SAO PAULO, Brazil - Brazil's leftist
president-elect, Luiz Inacio Lula da Silva, pledged Monday to
quell his nation's financial turmoil and put Latin America's
largest country back on the road to sustained growth.
Following his watershed political victory Sunday to become
the country's first elected left-wing leader, the man known
simply as Lula called on multilateral lenders like the IMF to
stand by Brazil at the same time he promised to fight to reduce
hunger among the country's 50 million poor.
"Yesterday, Brazil voted to change, the electorate decided
on a new path for the country," Lula told hundreds of reporters
in a plush hotel in the financial district of Sao Paulo after
his victory in the election runoff.
"This implies the start of a new historic cycle."
Lula, who created his Workers' Party in 1980, won 61
percent in the runoff, defeating Jose Serra, the candidate of
President Fernando Henrique Cardoso's ruling coalition.
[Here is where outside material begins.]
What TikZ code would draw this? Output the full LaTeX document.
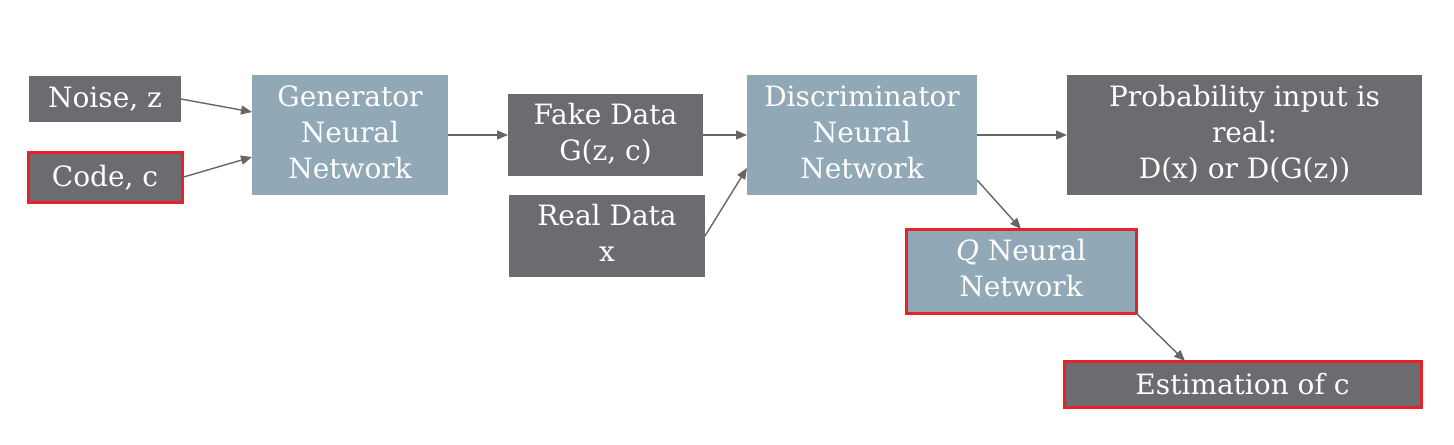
\documentclass[tikz,border=0pt]{standalone}
\usepackage{fontspec}
\setmainfont{DejaVu Serif}
\usetikzlibrary{arrows.meta, calc}
\definecolor{mydark}{RGB}{108, 107, 112}
\definecolor{myblue}{RGB}{145, 168, 182}
\definecolor{myred}{RGB}{232, 32, 42}
\definecolor{myarrow}{RGB}{102, 102, 102}
\tikzstyle{dark} = [draw=none, outer sep=0, inner sep=0,
    fill=mydark, text=white, align=center,
    font=\fontsize{14}{18}\selectfont]
\tikzstyle{net} = [draw=none, outer sep=0, inner sep=0,
    fill=myblue, text=white, align=center,
    font=\fontsize{14}{18}\selectfont]
\tikzstyle{marked} = [draw=myred, line width=1.5pt]
\tikzstyle{link} = [draw=myarrow, line width=0.7pt,
    -{Triangle[length=5.5pt, width=4.5pt]}]

\begin{document}
\begin{tikzpicture}[x=0.5pt, y=-0.5pt]

\useasboundingbox (0,0) rectangle (1454,444);

%%% inputs
\node[dark, minimum width=76pt, minimum height=23pt] (noise) at (105,99) {Noise, z};
\node[dark, marked, minimum width=77pt, minimum height=25pt] (code) at (105,177.5) {Code, c};

%%% generator
\node[net, minimum width=98pt, minimum height=60pt] (gen) at (350,135) {\begin{tabular}{c} Generator \\ Neural \\ Network \end{tabular}};

%%% data
\node[dark, minimum width=97.5pt, minimum height=41pt] (fake) at (605.5,135) {\begin{tabular}{c} Fake Data \\ G(z, c) \end{tabular}};
\node[dark, minimum width=98pt, minimum height=41pt] (real) at (607,236) {\begin{tabular}{c} Real Data \\ x \end{tabular}};

%%% discriminator
\node[net, minimum width=115pt, minimum height=60pt] (disc) at (862,135) {\begin{tabular}{c} Discriminator \\ Neural \\ Network \end{tabular}};

\node[dark, minimum width=177.5pt, minimum height=60pt] (prob) at (1244.5,135) {\begin{tabular}{c} Probability input is \\ real: \\ D(x) or D(G(z)) \end{tabular}};

%%% Q network
\node[net, marked, minimum width=115pt, minimum height=42pt] (qnet) at (1021,271) {\begin{tabular}{c} \textit{Q} Neural \\ Network \end{tabular}};
\node[dark, marked, minimum width=178.5pt, minimum height=23pt] (est) at (1242.5,384) {Estimation of c};

%%% arrows
\draw[link] (noise.east) -- ([yshift=11.5pt]gen.west);
\draw[link] (code.east) -- ([yshift=-11pt]gen.west);
\draw[link] (gen.east) -- (fake.west);
\draw[link] (fake.east) -- (disc.west |- fake.east);
\draw[link] (real.east) -- ([yshift=-16.5pt]disc.west);
\draw[link] (disc.east) -- (prob.west);
\draw[link] ([yshift=7.5pt]disc.south east) -- (qnet.north);
\draw[link] (qnet.south east) -- ([xshift=-28.75pt]est.north);

\end{tikzpicture}
\end{document}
It was
Lula's fourth bid for the presidency. He will be sworn in for a
four-year term on Jan. 1, 2003.
Brazilians from the Amazon jungle in the north to the
industrial south celebrated the former metalworker's win as
Lula prepared a government to replace Cardoso, whose eight
years in office have yielded mixed results for the country.
While Cardoso defeated hyperinflation and attracted tens of
billions of dollars in foreign investment, unemployment is at
its highest level since early 2000 and real wages are falling.
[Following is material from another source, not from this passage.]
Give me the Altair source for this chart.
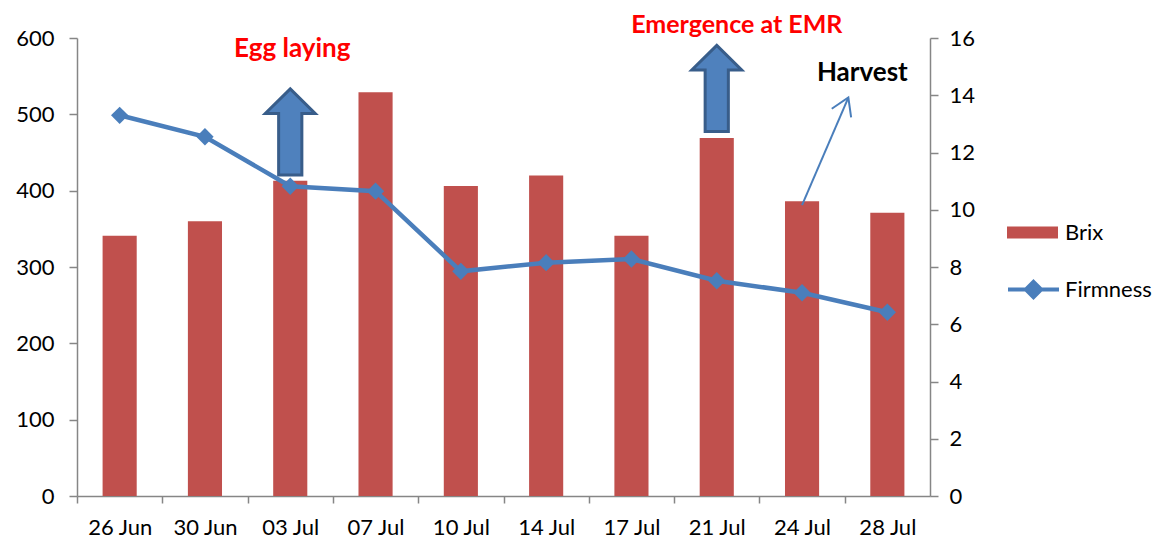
import altair as alt
import pandas as pd

# ---- data ----
dates = ["26 Jun", "30 Jun", "03 Jul", "07 Jul", "10 Jul", "14 Jul", "17 Jul", "21 Jul", "24 Jul", "28 Jul"]
brix = [341, 360, 413, 529, 406, 420, 341, 469, 386, 371]
firmness = [13.3, 12.55, 10.82, 10.65, 7.85, 8.15, 8.28, 7.52, 7.1, 6.42]

# annotations (category, value on Brix scale)
ann_text = ["Egg laying", "Emergence at EMR", "Harvest"]
ann_cat = ["03 Jul", "21 Jul", "28 Jul"]
ann_val = [575, 607, 544]
ann_color = ["#ff0000", "#ff0000", "#000000"]
ann_dx = [2, 20, -25]

block_cat = ["03 Jul", "21 Jul"]
block_val = [477, 534]

harvest_from = ("24 Jul", 381)
harvest_to = ("28 Jul", 522)

FONT = "Lato"
AX_COL = "#868686"

df = pd.DataFrame({"date": dates, "Brix": brix, "Firmness": firmness,
                   "s1": ["Brix"] * len(dates), "s2": ["Firmness"] * len(dates)})

xscale = alt.Scale(domain=dates, paddingInner=0, paddingOuter=0)
yleft = alt.Scale(domain=[0, 600], nice=False, zero=True)
yright = alt.Scale(domain=[0, 16], nice=False, zero=True)


def X(field):
    return alt.X(field, type="nominal", scale=xscale, sort=dates, title=None)


def YL(field):
    return alt.Y(field, type="quantitative", scale=yleft, title=None)


bars = alt.Chart(df).mark_bar(color="#c0504d", width=alt.RelativeBandSize(0.4)).encode(
    x=alt.X("date:N", scale=xscale, sort=dates, title=None,
            axis=alt.Axis(labelAngle=0, labelFont=FONT, labelFontSize=22, labelColor="#000",
                          domainColor=AX_COL, domainWidth=1.5, ticks=True, tickColor=AX_COL,
                          tickWidth=1.5, tickSize=7, tickOffset=-42.65, labelOffset=42.65,
                          labelPadding=14, grid=False)),
    y=alt.Y("Brix:Q", scale=yleft, title=None,
            axis=alt.Axis(values=[0, 100, 200, 300, 400, 500, 600], labelFont=FONT, labelFontSize=22,
                          labelColor="#000", domainColor=AX_COL, domainWidth=1.5, tickColor=AX_COL,
                          tickWidth=1.5, tickSize=8, labelPadding=15, grid=False, orient="left")),
    color=alt.Color("s1:N", scale=alt.Scale(domain=["Brix"], range=["#c0504d"]), title=None,
                    legend=alt.Legend(orient="none", legendX=929, legendY=168, padding=0,
                                      symbolType="M-1,-0.235H1V0.235H-1Z", symbolSize=2601,
                                      labelFont=FONT, labelFontSize=22, labelColor="#000",
                                      labelOffset=6)),
)

ann_df = pd.DataFrame({"t": ann_text, "date": ann_cat, "v": ann_val})
texts = []
for i in range(len(ann_text)):
    texts.append(
        alt.Chart(ann_df.iloc[[i]]).mark_text(font=FONT, fontSize=25 if i == 1 else 26, fontWeight="bold",
                                              color=ann_color[i], dx=ann_dx[i], baseline="alphabetic",
                                              align="center").encode(
            x=X("date"), y=YL("v"), text="t:N")
    )

ARROW = "M0,-1L0.58,-0.43L0.27,-0.43L0.27,1L-0.27,1L-0.27,-0.43L-0.58,-0.43Z"
blk_df = pd.DataFrame({"date": block_cat, "v": block_val})
blocks = alt.Chart(blk_df).mark_point(shape=ARROW, size=7396, filled=True, fill="#4f81bd",
                                      stroke="#385d8a", strokeWidth=3, opacity=1).encode(
    x=X("date"), y=YL("v"))

hv_df = pd.DataFrame({"d1": [harvest_from[0]], "v1": [harvest_from[1]],
                      "d2": [harvest_to[0]], "v2": [harvest_to[1]]})
hrule = alt.Chart(hv_df).mark_rule(color="#4a7ebb", strokeWidth=2, x2Offset=-39).encode(
    x=X("d1"), x2="d2:N", y=YL("v1"), y2="v2:Q")
hhead = alt.Chart(hv_df).mark_point(shape="M-0.53,0.85L0,0L0.53,0.85", size=1600, filled=False,
                                    stroke="#4a7ebb", strokeWidth=2, angle=24, opacity=1,
                                    xOffset=-39).encode(
    x=X("d2"), y=YL("v2"))

left = alt.layer(bars, *texts, blocks, hrule, hhead)

line = alt.Chart(df).mark_line(color="#4a7ebb", strokeWidth=4.5).encode(
    x=X("date"),
    y=alt.Y("Firmness:Q", scale=yright, title=None,
            axis=alt.Axis(values=[0, 2, 4, 6, 8, 10, 12, 14, 16], orient="right", labelFont=FONT,
                          labelFontSize=22, labelColor="#000", domainColor=AX_COL, domainWidth=1.5,
                          tickColor=AX_COL, tickWidth=1.5, tickSize=8, labelPadding=11, grid=False)),
    color=alt.Color("s2:N", scale=alt.Scale(domain=["Firmness"], range=["#4a7ebb"]), title=None,
                    legend=alt.Legend(orient="none", legendX=929, legendY=224, padding=0,
                                      symbolType="M-1,0H1M0,-0.3L0.3,0L0,0.3L-0.3,0Z", symbolSize=2601,
                                      symbolStrokeWidth=4, symbolFillColor="#4a7ebb",
                                      labelFont=FONT, labelFontSize=22, labelColor="#000",
                                      labelOffset=4)),
)
pts = alt.Chart(df).mark_point(shape="diamond", size=300, filled=True, color="#4a7ebb", opacity=1).encode(
    x=X("date"),
    y=alt.Y("Firmness:Q", scale=yright, title=None),
)
right = alt.layer(line, pts)

chart = alt.layer(left, right).resolve_scale(y="independent", color="independent").properties(
    width=853, height=458,
    autosize=alt.AutoSizeParams(type="none"),
    padding={"left": 69, "top": 30, "right": 236, "bottom": 44},
    background="white",
).configure_view(stroke=None)

chart.save("out.html", embed_options={"renderer": "svg", "actions": False})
While promising his first priority was Brazil's 170 million
people, Lula said he would also address the concerns of
investors, who have been on tenterhooks for months at the
prospect the world's ninth-largest economy is turning left.
"We will face up to the current external vulnerability of
the Brazilian economy, a crucial factor in the financial
turbulence of the last months, in a safe way," Lula said.
The man who once led striking workers against Brazil's
1964-85 military government added he would push for the quick
passage of reforms to Brazil's tax and social security systems
- changes long sought by impatient financial markets.
Markets, including stocks, bonds and the local currency -
which has lost nearly 40 percent of its value against the
dollar this year - were mostly unchanged after Lula's
much-awaited statement following a slightly weaker opening.
Lula also said he hoped multilateral lenders would restore
credit lines to foreign companies, which have seen their access
to capital reduced in recent months amid the market turmoil.
"I think they were encouraging statements. There seem to be
very good intentions, but what I noticed were the lack of
details," said Siobhan Manning, Latin American debt strategist
in New York with the Italian investment bank Caboto.
"Yet no new names for the Central Bank governor," she said.
An adviser to Lula told reporters the president-elect hoped
to name his Cabinet team all at once, lessening the likelihood
Lula would name his much-anticipated finance minister
beforehand.
UNCERTAINTY OVER?
Worries over the economy of the world's fourth-largest
democracy have grown in recent months, not least due to fears
over how Lula will deal with Brazil's $260 billion debt load.
U.S. Treasury Secretary Paul O'Neill said Monday, "I'm glad
the (election) uncertainty is over and from what I know of
Lula, I think they are going to be OK," he said.
The United States and other wealthy country lenders backed
a record $30 billion International Monetary Fund loan to Brazil
earlier this year intended to see it through the election.
President Bush is expected to call Lula to congratulate
him, and other world leaders have already sent messages. Lula,
who was born to a poor family in Brazil's northeast, received
invitations to visit Germany and France.
The region's left-wingers jumped on his win as a force for
change in Latin America.
In a dig at Bush's description of Iran, Iraq and North
Korea as an "axis of evil," Venezuela's populist president,
Hugo Chavez, said Lula's win represented the coming of a Latin
American "axis of good."
"An axis of evil? More like an axis of good, of the people,
of the future," Chavez said in a radio broadcast Sunday. "A new
impulse of freedom is sweeping the continent again."